One must acquire a deep foundation, so as not to be shallow. The most creative writer will be shallow, without a foundation. You are young, in your early 20s, with much time to spare, give it a chance. Give these readings a year's worth of effort before you abandon the endeavor. If you seek literary greatness, avoid early marriage and family, just a suggestion. You may marry in your 40s and still not miss so much. Then you will have your best years to concentrate on your craft. Often, marriage is a bitter experience, not always, but more often, and a great drain upon your creative energies. If you redirect your libido energy to writing, you may achieve greatness. Also, avoid alcohol like the plague. Alcohol ruined so many: Hemingway, Fitzgerald, O'Henry.
 
I am thoroughly enjoying The Way we Live Now. I have struggled with some of his other stuff, but this one is very good. The TV series with the nasty Melmotte played by David Suchet, was also excellent.
 
I am thoroughly enjoying The Way we Live Now. I have struggled with some of his other stuff, but this one is very good. The TV series with the nasty Melmotte played by David Suchet, was also excellent.

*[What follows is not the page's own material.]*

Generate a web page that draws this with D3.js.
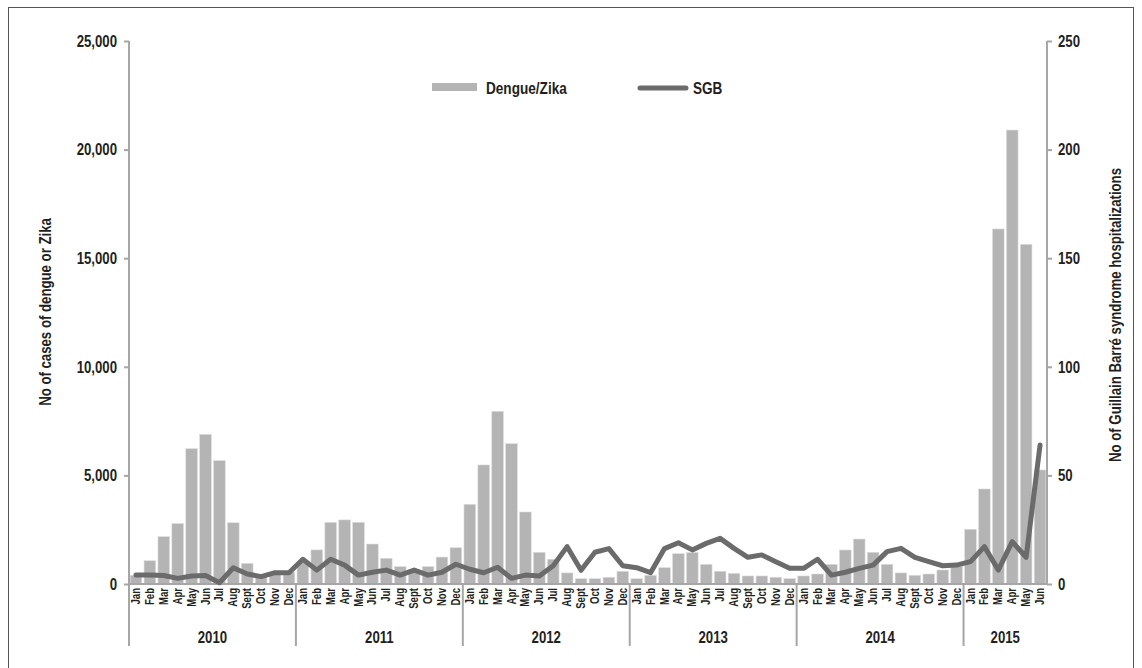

You may notice as you read that Lady Whats-her-name (don't remember), the writer of trash for money, was the initial focus of the novel. Then, as it goes along, Melmotte enters and takes over as the center of interest. The Boardroom scenes with Melmotte and his compliant directors are wonderful.

Trollope was concerned with money and making a living and this is a realistic concern. Art for art's sake is all very well for those who can live on air and don't have families to support, but Trollope wrote about the real world that he knew.

Other novelists of the period who were concerned with making a living in their novels and in their lives include Dickens, Gaskell, Bronte.
 
Lady Carbury. I keep thinking of Cadbury as in chocolate..

I am sure you are right about the writers above. All appealing authors, and that may be why.